**Given data**
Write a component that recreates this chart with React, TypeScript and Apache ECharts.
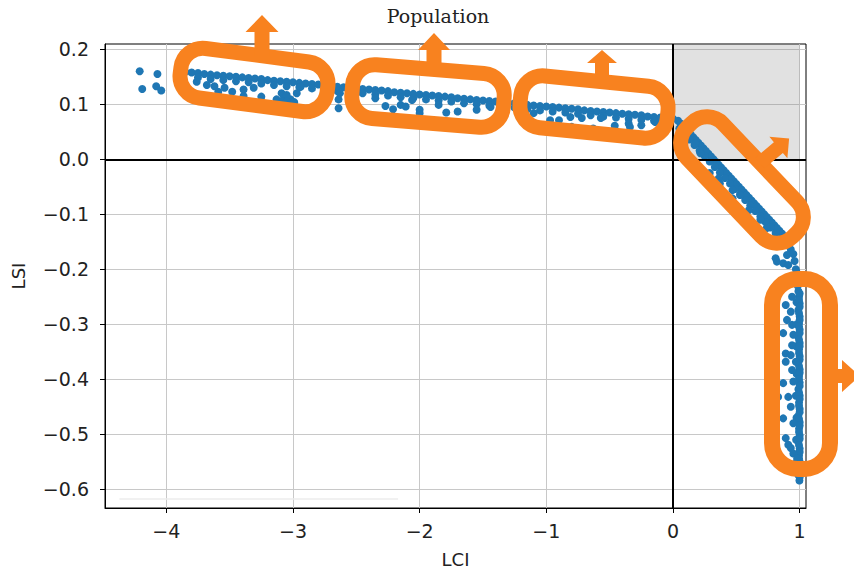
import React, { useEffect, useRef } from "react";
import * as echarts from "echarts";

// ---- Data ----
const xTicks = [-4, -3, -2, -1, 0, 1];
const yTicks = [-0.6, -0.5, -0.4, -0.3, -0.2, -0.1, 0.0, 0.1, 0.2];

// main horizontal band (upper row)
const bandUpper: [number, number][] = [
  [-3.85, 0.159], [-3.8, 0.158], [-3.75, 0.157], [-3.7, 0.155], [-3.65, 0.154], [-3.6, 0.153],
  [-3.55, 0.152], [-3.5, 0.151], [-3.45, 0.15], [-3.4, 0.149], [-3.35, 0.148], [-3.3, 0.147],
  [-3.25, 0.146], [-3.2, 0.144], [-3.15, 0.143], [-3.1, 0.142], [-3.05, 0.141], [-3.0, 0.14],
  [-2.95, 0.139], [-2.9, 0.138], [-2.85, 0.137], [-2.8, 0.136], [-2.75, 0.135], [-2.7, 0.133],
  [-2.65, 0.132], [-2.6, 0.131], [-2.55, 0.13], [-2.5, 0.129], [-2.45, 0.128], [-2.4, 0.127],
  [-2.35, 0.126], [-2.3, 0.125], [-2.25, 0.124], [-2.2, 0.122], [-2.15, 0.121], [-2.1, 0.12],
  [-2.05, 0.119], [-2.0, 0.118], [-1.95, 0.117], [-1.9, 0.116], [-1.85, 0.115], [-1.8, 0.114],
  [-1.75, 0.113], [-1.7, 0.111], [-1.65, 0.11], [-1.6, 0.109], [-1.55, 0.108], [-1.5, 0.107],
  [-1.45, 0.106], [-1.4, 0.105], [-1.35, 0.104], [-1.3, 0.103], [-1.25, 0.102], [-1.2, 0.1],
  [-1.15, 0.099], [-1.1, 0.098], [-1.05, 0.097], [-1.0, 0.096], [-0.95, 0.095], [-0.9, 0.094],
  [-0.85, 0.093], [-0.8, 0.092], [-0.75, 0.091], [-0.7, 0.089], [-0.65, 0.088], [-0.6, 0.087],
  [-0.55, 0.086], [-0.5, 0.085], [-0.45, 0.084], [-0.4, 0.083], [-0.35, 0.082], [-0.3, 0.081],
  [-0.25, 0.08], [-0.2, 0.078], [-0.15, 0.077], [-0.1, 0.076], [-0.05, 0.075], [0.0, 0.074],
];
// main horizontal band (lower row)
const bandLower: [number, number][] = [
  [-3.75, 0.149], [-3.65, 0.146], [-3.55, 0.144], [-3.45, 0.142], [-3.35, 0.14], [-3.25, 0.138],
  [-3.15, 0.135], [-3.05, 0.133], [-2.95, 0.131], [-2.85, 0.129], [-2.75, 0.127], [-2.65, 0.124],
  [-2.55, 0.122], [-2.45, 0.12], [-2.35, 0.118], [-2.25, 0.116], [-2.15, 0.113], [-2.05, 0.111],
  [-1.95, 0.109], [-1.85, 0.107], [-1.75, 0.105], [-1.65, 0.102], [-1.55, 0.1], [-1.45, 0.098],
  [-1.35, 0.096], [-1.25, 0.094], [-1.15, 0.091], [-1.05, 0.089], [-0.95, 0.087], [-0.85, 0.085],
  [-0.75, 0.083], [-0.65, 0.08], [-0.55, 0.078], [-0.45, 0.076], [-0.35, 0.074], [-0.25, 0.072],
  [-0.15, 0.07], [-0.05, 0.069],
];
// scattered points below the horizontal band
const belowHorizontal: [number, number][] = [
  [-4.21, 0.16], [-4.19, 0.128], [-4.07, 0.155], [-4.08, 0.133], [-4.04, 0.125],
  [-3.76, 0.141], [-3.68, 0.135], [-3.62, 0.133], [-3.59, 0.123], [-3.54, 0.13], [-3.48, 0.123],
  [-3.39, 0.127], [-3.39, 0.115], [-3.31, 0.13], [-3.25, 0.114], [-3.13, 0.109], [-3.08, 0.108],
  [-3.02, 0.109], [-3.09, 0.12], [-3.05, 0.117], [-2.97, 0.12], [-2.94, 0.132], [-3.05, 0.105],
  [-2.99, 0.104], [-2.63, 0.12], [-2.64, 0.109], [-2.64, 0.093], [-2.5, 0.12],
  [-2.35, 0.111], [-2.27, 0.097], [-2.21, 0.091], [-2.15, 0.099], [-2.11, 0.096], [-2.06, 0.108],
  [-2.0, 0.09], [-2.0, 0.084], [-1.85, 0.099], [-1.79, 0.085], [-1.7, 0.087], [-1.55, 0.09],
  [-1.44, 0.095], [-1.1, 0.084], [-0.97, 0.071], [-0.9, 0.071], [-0.81, 0.077], [-0.8, 0.059],
  [-0.72, 0.075], [-0.63, 0.056], [-0.57, 0.075], [-0.46, 0.061], [-0.35, 0.065], [-0.34, 0.059],
  [-0.25, 0.062], [-0.14, 0.068],
];
// diagonal band
const diagonalUpper: [number, number][] = [
  [0.04, 0.07], [0.08, 0.06], [0.12, 0.05], [0.16, 0.04], [0.2, 0.03], [0.24, 0.02],
  [0.28, 0.01], [0.32, 0.0], [0.36, -0.01], [0.4, -0.02], [0.44, -0.03], [0.48, -0.04],
  [0.52, -0.05], [0.56, -0.06], [0.6, -0.07], [0.64, -0.08], [0.68, -0.09], [0.72, -0.1],
  [0.76, -0.11], [0.8, -0.12], [0.84, -0.13], [0.88, -0.14], [0.92, -0.15],
];
const diagonalMid: [number, number][] = [
  [0.06, 0.065], [0.1, 0.055], [0.14, 0.045], [0.18, 0.035], [0.22, 0.025], [0.26, 0.015],
  [0.3, 0.005], [0.34, -0.005], [0.38, -0.015], [0.42, -0.025], [0.46, -0.035], [0.5, -0.045],
  [0.54, -0.055], [0.58, -0.065], [0.62, -0.075], [0.66, -0.085], [0.7, -0.095], [0.74, -0.105],
  [0.78, -0.115], [0.82, -0.125], [0.86, -0.135], [0.9, -0.145],
];
const diagonalLower: [number, number][] = [
  [0.05, 0.056], [0.09, 0.046], [0.13, 0.036], [0.17, 0.026], [0.21, 0.016], [0.25, 0.006],
  [0.29, -0.004], [0.33, -0.014], [0.37, -0.024], [0.41, -0.034], [0.45, -0.044], [0.49, -0.054],
  [0.53, -0.064], [0.57, -0.074], [0.61, -0.084], [0.65, -0.094], [0.69, -0.104], [0.73, -0.114],
  [0.77, -0.124], [0.81, -0.134], [0.85, -0.144], [0.89, -0.154], [0.93, -0.164],
];
const belowDiagonal: [number, number][] = [
  [0.176, 0.029], [0.216, 0.011], [0.29, -0.025], [0.36, -0.035], [0.37, -0.044], [0.47, -0.056],
  [0.47, -0.071], [0.53, -0.065], [0.6, -0.092], [0.69, -0.11], [0.74, -0.125], [0.81, -0.18],
  [0.82, -0.186], [0.9, -0.174], [0.87, -0.189], [0.91, -0.192],
];
// bend and vertical band
const verticalBand: [number, number][] = [
  [0.95, -0.172], [0.96, -0.185], [0.97, -0.2], [0.975, -0.205], [0.98, -0.215], [0.99, -0.225],
  [0.985, -0.23], [0.99, -0.24], [0.995, -0.25], [1.0, -0.262], [0.99, -0.274], [1.0, -0.286],
  [0.995, -0.298], [1.0, -0.31], [0.99, -0.322], [1.0, -0.334], [0.995, -0.346], [1.0, -0.358],
  [0.99, -0.37], [1.0, -0.382], [0.995, -0.394], [1.0, -0.406], [0.99, -0.418], [1.0, -0.43],
  [0.995, -0.442], [1.0, -0.454], [0.99, -0.466], [1.0, -0.478], [0.995, -0.49], [1.0, -0.502],
  [0.99, -0.514], [1.0, -0.526], [0.995, -0.538], [1.0, -0.55], [0.99, -0.562], [1.0, -0.574],
  [0.998, -0.584], [0.975, -0.26], [0.978, -0.3], [0.972, -0.34], [0.976, -0.39], [0.97, -0.43],
  [0.975, -0.47], [0.972, -0.51], [0.978, -0.55],
];
const verticalBand2: [number, number][] = [
  [1.0, -0.244], [0.995, -0.256], [1.0, -0.268], [0.995, -0.28], [1.0, -0.292], [0.995, -0.304],
  [1.0, -0.316], [0.995, -0.328], [1.0, -0.34], [0.995, -0.352], [1.0, -0.364], [0.995, -0.376],
  [1.0, -0.388], [0.995, -0.4], [1.0, -0.412], [0.995, -0.424], [1.0, -0.436], [0.995, -0.448],
  [1.0, -0.46], [0.995, -0.472], [1.0, -0.484], [0.995, -0.496], [1.0, -0.508], [0.995, -0.52],
  [1.0, -0.532], [0.995, -0.544], [1.0, -0.556], [0.995, -0.568], [1.0, -0.578],
];
const leftOfVertical: [number, number][] = [
  [0.94, -0.25], [0.89, -0.265], [0.93, -0.277], [0.9, -0.292], [0.94, -0.301], [0.87, -0.316],
  [0.95, -0.319], [0.94, -0.338], [0.89, -0.353], [0.93, -0.356], [0.89, -0.368], [0.97, -0.368],
  [0.94, -0.383], [0.87, -0.407], [0.95, -0.404], [0.83, -0.432], [0.91, -0.432], [0.93, -0.45],
  [0.87, -0.471], [0.95, -0.48], [0.89, -0.507], [0.91, -0.519], [0.93, -0.525], [0.95, -0.535],
  [0.98, -0.544], [0.99, -0.574],
];
// faint horizontal artefact near the bottom
const faintLine: [number, number][] = [[-4.37, -0.6176], [-2.17, -0.6176]];
// shaded quadrant
const shadedX = [0, 1];
const shadedY = [0, 0.2097];

const allPoints = [
  ...bandUpper, ...bandLower, ...belowHorizontal, ...diagonalUpper, ...diagonalMid, ...diagonalLower,
  ...belowDiagonal, ...verticalBand, ...verticalBand2, ...leftOfVertical,
];

const ORANGE = "#f8821f";
const minus = (s: string) => s.replace("-", "\u2212");

function arrowPoints(bx: number, by: number, angleDeg: number, shaftLen: number, shaftW: number, headLen: number, headW: number) {
  const a = (angleDeg * Math.PI) / 180;
  const dx = Math.cos(a), dy = Math.sin(a);
  const px = -dy, py = dx;
  const sx = bx + dx * shaftLen, sy = by + dy * shaftLen;
  return [
    [bx + (px * shaftW) / 2, by + (py * shaftW) / 2],
    [sx + (px * shaftW) / 2, sy + (py * shaftW) / 2],
    [sx + (px * headW) / 2, sy + (py * headW) / 2],
    [sx + dx * headLen, sy + dy * headLen],
    [sx - (px * headW) / 2, sy - (py * headW) / 2],
    [sx - (px * shaftW) / 2, sy - (py * shaftW) / 2],
    [bx - (px * shaftW) / 2, by - (py * shaftW) / 2],
  ];
}

function capsule(cx: number, cy: number, w: number, h: number, r: number, rot: number, lw: number) {
  return {
    type: "rect",
    x: cx,
    y: cy,
    rotation: rot,
    z: 100,
    silent: true,
    shape: { x: -w / 2, y: -h / 2, width: w, height: h, r },
    style: { fill: "transparent", stroke: ORANGE, lineWidth: lw },
  };
}

function arrow(pts: number[][]) {
  return { type: "polygon", z: 100, silent: true, shape: { points: pts }, style: { fill: ORANGE } };
}

export default function App() {
  const ref = useRef<HTMLDivElement>(null);
  useEffect(() => {
    document.body.style.margin = "0";
    const chart = echarts.init(ref.current!, null, { renderer: "svg" });
    const labelFont = { fontFamily: "DejaVu Sans", fontSize: 19, color: "#222" };
    chart.setOption({
      animation: false,
      backgroundColor: "#ffffff",
      title: {
        text: "Population",
        left: 433,
        top: 1,
        textAlign: "center",
        textStyle: { fontFamily: "DejaVu Serif", fontSize: 19, fontWeight: "normal", color: "#222" },
      },
      grid: { left: 105, right: 48, top: 44, bottom: 66, show: true, borderColor: "#000", borderWidth: 1, backgroundColor: "transparent" },
      xAxis: {
        type: "value",
        min: -4.484,
        max: 1.05,
        name: "LCI",
        nameLocation: "middle",
        nameGap: 42,
        nameTextStyle: { ...labelFont, fontSize: 18 },
        axisLine: { show: true, onZero: false, lineStyle: { color: "#000", width: 1 } },
        axisTick: { show: true, inside: false, length: 5, customValues: xTicks, lineStyle: { color: "#000" } },
        axisLabel: { ...labelFont, margin: 13, customValues: xTicks, formatter: (v: number) => minus(String(Math.round(v))) },
        splitLine: { show: true, lineStyle: { color: "#c8c8c8", width: 1 } },
      },
      yAxis: {
        type: "value",
        min: -0.634,
        max: 0.2097,
        name: "LSI",
        nameLocation: "middle",
        nameGap: 78,
        nameTextStyle: { ...labelFont, fontSize: 18 },
        axisLine: { show: true, onZero: false, lineStyle: { color: "#000", width: 1 } },
        axisTick: { show: true, inside: false, length: 5, customValues: yTicks, lineStyle: { color: "#000" } },
        axisLabel: { ...labelFont, margin: 16, customValues: yTicks, formatter: (v: number) => minus(v.toFixed(1)) },
        splitLine: { show: true, lineStyle: { color: "#c8c8c8", width: 1 } },
      },
      series: [
        {
          type: "line",
          data: faintLine,
          symbol: "none",
          z: 1,
          silent: true,
          lineStyle: { color: "#ececec", width: 1.5 },
          markArea: {
            silent: true,
            itemStyle: { color: "rgba(120,120,120,0.22)" },
            data: [[{ xAxis: shadedX[0], yAxis: shadedY[0] }, { xAxis: shadedX[1], yAxis: shadedY[1] }]],
          },
          markLine: {
            silent: true,
            symbol: ["none", "none"],
            label: { show: false },
            lineStyle: { color: "#000", width: 2, type: "solid" },
            data: [{ xAxis: 0 }, { yAxis: 0 }],
          },
        },
        {
          type: "scatter",
          data: allPoints,
          symbolSize: 8,
          z: 3,
          itemStyle: { color: "#1f77b4", opacity: 1 },
        },
      ],
      graphic: [
        capsule(254, 80, 148, 50, 22, -0.13, 15),
        capsule(428, 96, 152, 54, 22, -0.08, 15),
        capsule(594, 107, 148, 52, 22, -0.1, 15),
        capsule(742, 180, 152, 50, 22, -0.81, 15),
        capsule(801, 374, 58, 190, 26, 0, 16),
        arrow(arrowPoints(262, 56, -90, 24, 15, 17, 33)),
        arrow(arrowPoints(434, 70, -90, 20, 15, 17, 32)),
        arrow(arrowPoints(602, 80, -90, 17, 14, 13, 30)),
        arrow(arrowPoints(760, 163, -40, 24, 14, 14, 28)),
        arrow(arrowPoints(830, 376, 0, 12, 14, 18, 32)),
      ],
    });
    return () => chart.dispose();
  }, []);
  return <div ref={ref} style={{ width: 854, height: 574 }} />;
}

**What you should do**
Leave out the pictures, then repeat the listing above exactly from its first line to the line with "0.0, 0.1, 0.2];", inclusive.

**Exercise solution**
Write a component that recreates this chart with React, TypeScript and Apache ECharts.
import React, { useEffect, useRef } from "react";
import * as echarts from "echarts";

// ---- Data ----
const xTicks = [-4, -3, -2, -1, 0, 1];
const yTicks = [-0.6, -0.5, -0.4, -0.3, -0.2, -0.1, 0.0, 0.1, 0.2];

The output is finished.